Here's my newest design with plastisol, I used Ace Transfer Company and they turned out EXCELLENT. I want to thank Charlie from US Cutter's forum for helping me with design.


----------



## queerrep (Jul 18, 2006)

Nice. Is that a 3-color job? What is the hand like?


----------



## theflowerboxx (Mar 26, 2007)

It's actually a 5 color job, it is done with plastisol so there is practically no hand at all. The colors are white, red, dark green, tan (flesh) and black which you can't hardly see in the pic since it's on a black sweatwhirt. I did it that way so I can put them on any color of both schools.


----------



## queerrep (Jul 18, 2006)

Ohhhh after taking a second look I see the flesh color now. At first I thought it was white. And I thought the area behind the design was a tint of black but now I see it's green. Need glasses I guess.

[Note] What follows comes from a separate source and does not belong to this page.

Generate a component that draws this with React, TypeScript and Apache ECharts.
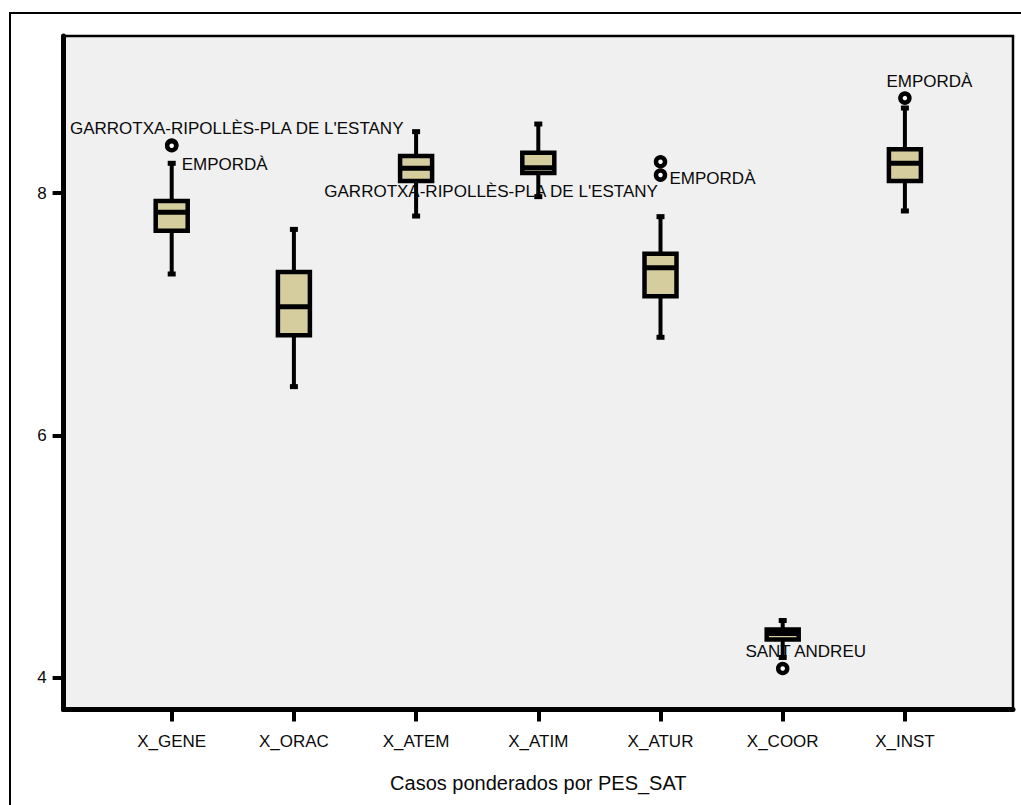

Do you mind if I ask how much you paid per transfer?


----------



## theflowerboxx (Mar 26, 2007)

$4.15 per transfer in 100 qty. for 5 color. They are 9.5"x12".


----------



## deChez (Nov 10, 2007)

That's a nice looking design, and a good price on the transfers. Here's hoping you get an order for 100 more!


----------



## ncsevensprings (Aug 8, 2008)

I'm new and just getting started. When you have to pay over 4.00 for a transfer, how much do you charge for the t-shirt? Thanks so much.


----------



## theflowerboxx (Mar 26, 2007)

I am selling these for $20.00.


----------



## Natitown (Apr 17, 2006)

I love the design and the colors look great...however, and I hate to start a whole new discussion, the words "Super Bowl" are trademarked by the NFL. But as long as you sell them locally you will probably be ok. I wouldn't put that shirt on a website for that reason.


----------



## theflowerboxx (Mar 26, 2007)

We have been calling it "The Noble County Super Bowl" ever since I can remember, everywhere here in the county you will see signage about the "Noble County Super Bowl". Even the schools are selling "Noble County Super Bowl" stuff.


----------